ただ、IPOのタイミングでこれをしようとしてもなかなか難しいですね。事前に信頼関係を作っていたから多くの需要が集まったというかたちです。これが永見さんの行ったことで、私がIPOで行ったことでいうと、2つやったことがあると思っています。

会社の存在意義の定義と、「営業利益を出しません」という宣言

松本:1つは「IRストーリー」と、さっきの「エクイティストーリー」ですね。我々が社会に何のために存在するかという存在意義を、「シェアリングプラットフォームを作る会社」だとしました。20世紀は産業が垂直に統合されていましたが、21世紀ではそれが水平分業されました。

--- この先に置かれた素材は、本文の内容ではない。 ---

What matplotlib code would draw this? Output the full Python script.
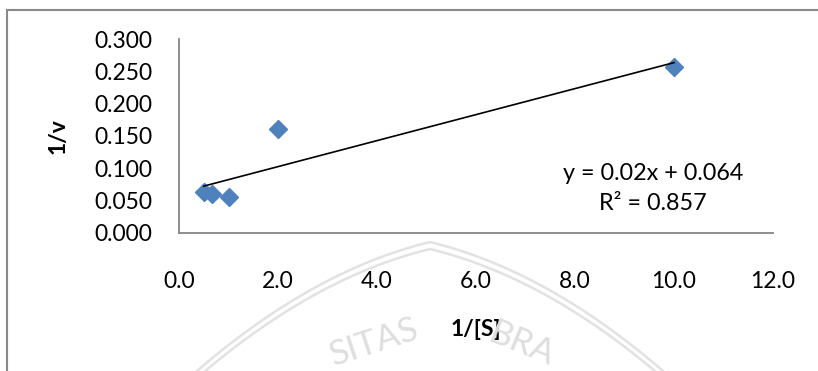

プラットフォームが小さなサプライを結びつけて、お客さんにダイレクトに提供するんです。

「シェアリングプラットフォーム」という概念を作って、それを「印刷業、物流業だけではなくて複数の産業で実現していけますよ」と言う。「ラクスルって、何の会社ですか?」って言われたときに「印刷会社です」ではなくて、「こういう世界を実現するための会社です」と言うキーワードを作ったということが、僕の役割の1つです。

もう1つの役割は、「営業利益を出しません」という宣言をしたことです。超過的に利益が出てくる分をすべて再投資に回して、「我々の企業価値の源泉は売上総利益です。売上でも利益でもなくて売上総利益です」ということを決めました。

これをIRストーリーの中に盛り込んで、今ラクスルのバリュエーションのベースは売上総利益になっています。僕は、企業価値について「我々の社会における意味は何なのか。それは、財務諸表においては何によって評価されるべきか」を規定していました。

そういうかたちで、永見さんがコミュニケーションとかディールの全体の設計を長期間かけて外に対して行い、私は「自分たちは何者であるか」「どう評価されるべきであるか」「どう経営をすべきであるか」というものを作りました。そういう役割分担でした。